WHAT THE TASK ASKS: Starting at the line that contains "Clone this chart in Plotly." and stopping at the line that contains "0.206, 0.222, 0.170]", copy every line exactly, both ends included, without the pictures.

DATASET ROWS:
= = = = =

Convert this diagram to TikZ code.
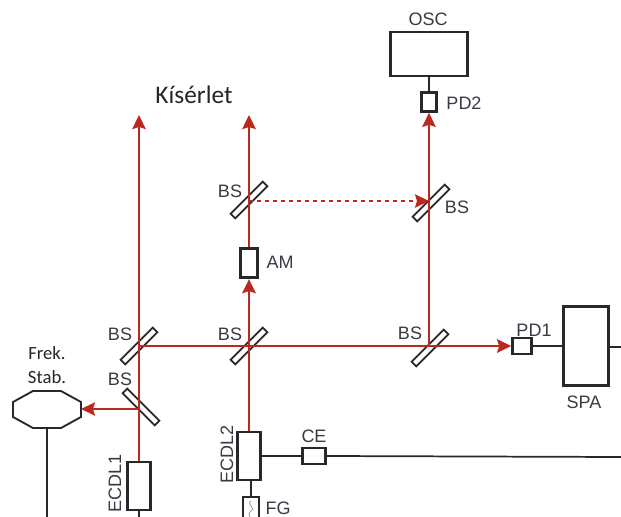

= = = = =

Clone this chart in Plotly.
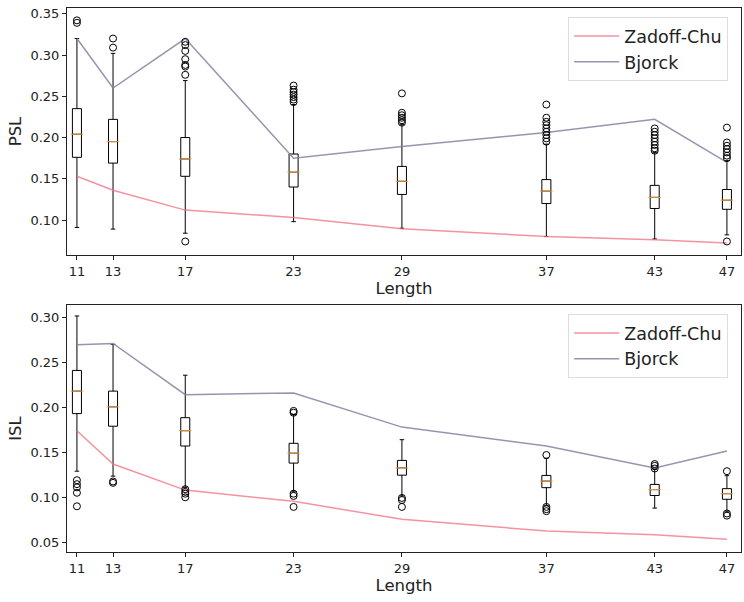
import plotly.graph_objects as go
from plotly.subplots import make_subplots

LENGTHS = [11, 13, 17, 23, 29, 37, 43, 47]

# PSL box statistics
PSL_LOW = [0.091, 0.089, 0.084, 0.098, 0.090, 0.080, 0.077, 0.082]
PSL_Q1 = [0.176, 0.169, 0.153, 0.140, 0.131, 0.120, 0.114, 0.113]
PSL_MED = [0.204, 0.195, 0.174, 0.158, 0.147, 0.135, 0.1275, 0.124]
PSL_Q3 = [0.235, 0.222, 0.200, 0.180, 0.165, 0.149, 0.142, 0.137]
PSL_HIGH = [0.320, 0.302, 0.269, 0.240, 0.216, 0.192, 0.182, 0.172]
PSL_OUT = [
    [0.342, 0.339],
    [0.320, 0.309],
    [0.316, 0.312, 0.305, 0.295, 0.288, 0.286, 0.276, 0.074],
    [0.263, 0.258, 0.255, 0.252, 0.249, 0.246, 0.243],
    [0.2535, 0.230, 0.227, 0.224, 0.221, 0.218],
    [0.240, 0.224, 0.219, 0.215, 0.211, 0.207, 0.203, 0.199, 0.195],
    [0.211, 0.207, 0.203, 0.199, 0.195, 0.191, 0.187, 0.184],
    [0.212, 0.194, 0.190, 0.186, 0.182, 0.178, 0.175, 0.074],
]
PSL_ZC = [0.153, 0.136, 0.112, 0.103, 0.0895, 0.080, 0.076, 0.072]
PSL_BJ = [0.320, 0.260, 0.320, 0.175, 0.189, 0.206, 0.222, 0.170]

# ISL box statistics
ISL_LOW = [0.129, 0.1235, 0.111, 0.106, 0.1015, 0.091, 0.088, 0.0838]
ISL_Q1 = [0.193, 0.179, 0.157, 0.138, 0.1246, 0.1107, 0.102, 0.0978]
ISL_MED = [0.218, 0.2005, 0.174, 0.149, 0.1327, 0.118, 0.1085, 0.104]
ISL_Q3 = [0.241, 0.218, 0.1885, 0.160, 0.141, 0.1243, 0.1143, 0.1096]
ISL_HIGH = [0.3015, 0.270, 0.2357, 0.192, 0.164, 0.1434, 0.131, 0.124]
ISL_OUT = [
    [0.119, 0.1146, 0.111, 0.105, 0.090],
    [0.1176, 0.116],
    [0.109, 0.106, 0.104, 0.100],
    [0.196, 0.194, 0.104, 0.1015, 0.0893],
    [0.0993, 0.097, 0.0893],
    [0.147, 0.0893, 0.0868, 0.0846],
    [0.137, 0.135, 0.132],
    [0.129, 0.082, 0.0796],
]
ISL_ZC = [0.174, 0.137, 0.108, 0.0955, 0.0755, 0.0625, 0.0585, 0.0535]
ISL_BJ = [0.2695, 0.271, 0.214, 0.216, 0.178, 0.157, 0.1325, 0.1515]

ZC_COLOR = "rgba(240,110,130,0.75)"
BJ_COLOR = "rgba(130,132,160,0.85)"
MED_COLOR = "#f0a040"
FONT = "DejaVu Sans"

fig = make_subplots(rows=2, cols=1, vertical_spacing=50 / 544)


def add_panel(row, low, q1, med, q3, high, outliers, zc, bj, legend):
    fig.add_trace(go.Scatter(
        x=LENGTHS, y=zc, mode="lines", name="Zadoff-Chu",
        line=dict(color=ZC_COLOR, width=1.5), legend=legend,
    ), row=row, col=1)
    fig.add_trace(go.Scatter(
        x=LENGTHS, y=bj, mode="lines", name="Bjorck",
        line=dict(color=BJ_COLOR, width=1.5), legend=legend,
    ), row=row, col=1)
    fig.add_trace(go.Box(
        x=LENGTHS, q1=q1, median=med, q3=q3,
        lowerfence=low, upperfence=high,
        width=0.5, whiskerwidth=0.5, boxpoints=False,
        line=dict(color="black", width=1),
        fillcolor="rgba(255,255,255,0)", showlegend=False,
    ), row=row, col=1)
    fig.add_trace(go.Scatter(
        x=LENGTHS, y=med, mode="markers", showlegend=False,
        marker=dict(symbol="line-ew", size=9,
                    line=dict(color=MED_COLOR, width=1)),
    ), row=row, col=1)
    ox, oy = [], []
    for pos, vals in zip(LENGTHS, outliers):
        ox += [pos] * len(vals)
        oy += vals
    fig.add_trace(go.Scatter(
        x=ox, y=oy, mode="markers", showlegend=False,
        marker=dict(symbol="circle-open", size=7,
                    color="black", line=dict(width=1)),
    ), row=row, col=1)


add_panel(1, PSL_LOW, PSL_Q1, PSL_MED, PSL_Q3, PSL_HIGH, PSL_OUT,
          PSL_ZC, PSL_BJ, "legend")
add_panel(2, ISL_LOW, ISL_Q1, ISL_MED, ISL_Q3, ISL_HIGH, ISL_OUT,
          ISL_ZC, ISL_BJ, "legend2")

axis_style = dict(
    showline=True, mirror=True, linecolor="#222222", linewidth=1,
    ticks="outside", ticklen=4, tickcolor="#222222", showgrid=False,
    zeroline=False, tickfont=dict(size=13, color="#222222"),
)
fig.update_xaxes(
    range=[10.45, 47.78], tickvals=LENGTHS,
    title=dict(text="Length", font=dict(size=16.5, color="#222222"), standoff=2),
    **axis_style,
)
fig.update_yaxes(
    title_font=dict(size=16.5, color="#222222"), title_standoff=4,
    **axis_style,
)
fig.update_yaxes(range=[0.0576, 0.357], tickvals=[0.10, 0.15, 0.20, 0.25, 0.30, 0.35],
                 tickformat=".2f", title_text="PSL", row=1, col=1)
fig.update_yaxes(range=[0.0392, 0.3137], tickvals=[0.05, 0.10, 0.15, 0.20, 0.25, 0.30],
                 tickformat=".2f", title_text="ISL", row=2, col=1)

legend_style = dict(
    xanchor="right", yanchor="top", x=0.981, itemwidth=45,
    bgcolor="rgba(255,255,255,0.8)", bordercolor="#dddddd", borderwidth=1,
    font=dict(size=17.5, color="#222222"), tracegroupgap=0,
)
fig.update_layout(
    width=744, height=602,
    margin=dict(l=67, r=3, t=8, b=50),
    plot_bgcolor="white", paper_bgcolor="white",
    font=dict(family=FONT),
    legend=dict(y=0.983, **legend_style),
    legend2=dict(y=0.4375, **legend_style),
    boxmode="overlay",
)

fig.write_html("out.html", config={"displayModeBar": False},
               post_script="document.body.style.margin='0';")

= = = = =

ANSWER TO THIS EXERCISE:
Clone this chart in Plotly.
import plotly.graph_objects as go
from plotly.subplots import make_subplots

LENGTHS = [11, 13, 17, 23, 29, 37, 43, 47]

# PSL box statistics
PSL_LOW = [0.091, 0.089, 0.084, 0.098, 0.090, 0.080, 0.077, 0.082]
PSL_Q1 = [0.176, 0.169, 0.153, 0.140, 0.131, 0.120, 0.114, 0.113]
PSL_MED = [0.204, 0.195, 0.174, 0.158, 0.147, 0.135, 0.1275, 0.124]
PSL_Q3 = [0.235, 0.222, 0.200, 0.180, 0.165, 0.149, 0.142, 0.137]
PSL_HIGH = [0.320, 0.302, 0.269, 0.240, 0.216, 0.192, 0.182, 0.172]
PSL_OUT = [
    [0.342, 0.339],
    [0.320, 0.309],
    [0.316, 0.312, 0.305, 0.295, 0.288, 0.286, 0.276, 0.074],
    [0.263, 0.258, 0.255, 0.252, 0.249, 0.246, 0.243],
    [0.2535, 0.230, 0.227, 0.224, 0.221, 0.218],
    [0.240, 0.224, 0.219, 0.215, 0.211, 0.207, 0.203, 0.199, 0.195],
    [0.211, 0.207, 0.203, 0.199, 0.195, 0.191, 0.187, 0.184],
    [0.212, 0.194, 0.190, 0.186, 0.182, 0.178, 0.175, 0.074],
]
PSL_ZC = [0.153, 0.136, 0.112, 0.103, 0.0895, 0.080, 0.076, 0.072]
PSL_BJ = [0.320, 0.260, 0.320, 0.175, 0.189, 0.206, 0.222, 0.170]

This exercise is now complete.